Stemming from the popularity of his books, Haggard has been asked to teach his quilting techniques to interested fans. He offers quilt classes focused on crazy quilt projects at his studio and plans three-day retreats, either on-site at his studio or off-site. Students attending studio retreats will book rooms at local hotels and spend the days learning embroidery and crazy quilt techniques.
One of Haggard’s students, Jody Baker, reminisces about her last quilting retreat at Saint-Mary-of-the-Woods College near Terre Haute in 2011. Each student ahead of time sent a personal photo to Haggard related to the quilt project they were planning. Some sent graduation photos or wedding photos. “My picture was my parents holding me on my first birthday,” says Baker. “Brian printed the photos in sepia tones on fabric and included them in individual kits for each of us with all the supplies we needed for creating our crazy quilt.” Baker now serves as his assistant, traveling with him to quilt shows abroad and around the country.

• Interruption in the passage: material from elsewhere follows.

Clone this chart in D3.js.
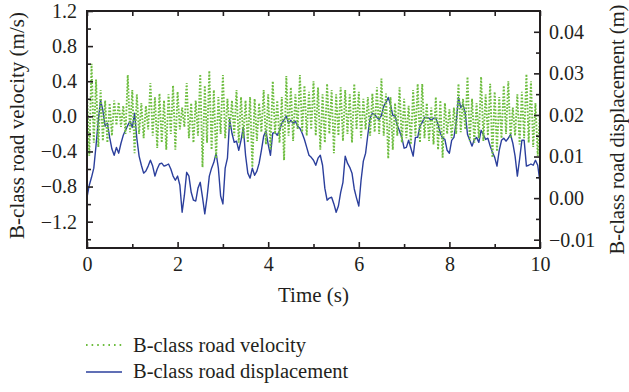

Haggard recently returned from the International Quilt Festival of Ireland in Killarney, where he was asked to teach hand-stitching classes during the festival. He often invites those interested in quilting to join him on many of his excursions, including his recent trip to Ireland. “Once my first book was published, quilt guilds began hiring me to teach crazy quilting and embroidery techniques during their events,” he says. “I’m going to California in February to teach a quilt art class for the Road to California Quilt Guild Convention and continue to schedule bookings at various guilds into 2018.” Also in February, he will teach during a seven-day Caribbean Cruise Craft Tour.
Despite his national and international travels, Haggard is always happy to return to The Haberdashery, where he also lives. There, an old door key, unusually shaped buttons, pieces of a pocket watch, a locket, photographs and strands of antique lace are all sources of inspiration for the creator of crazy quilts.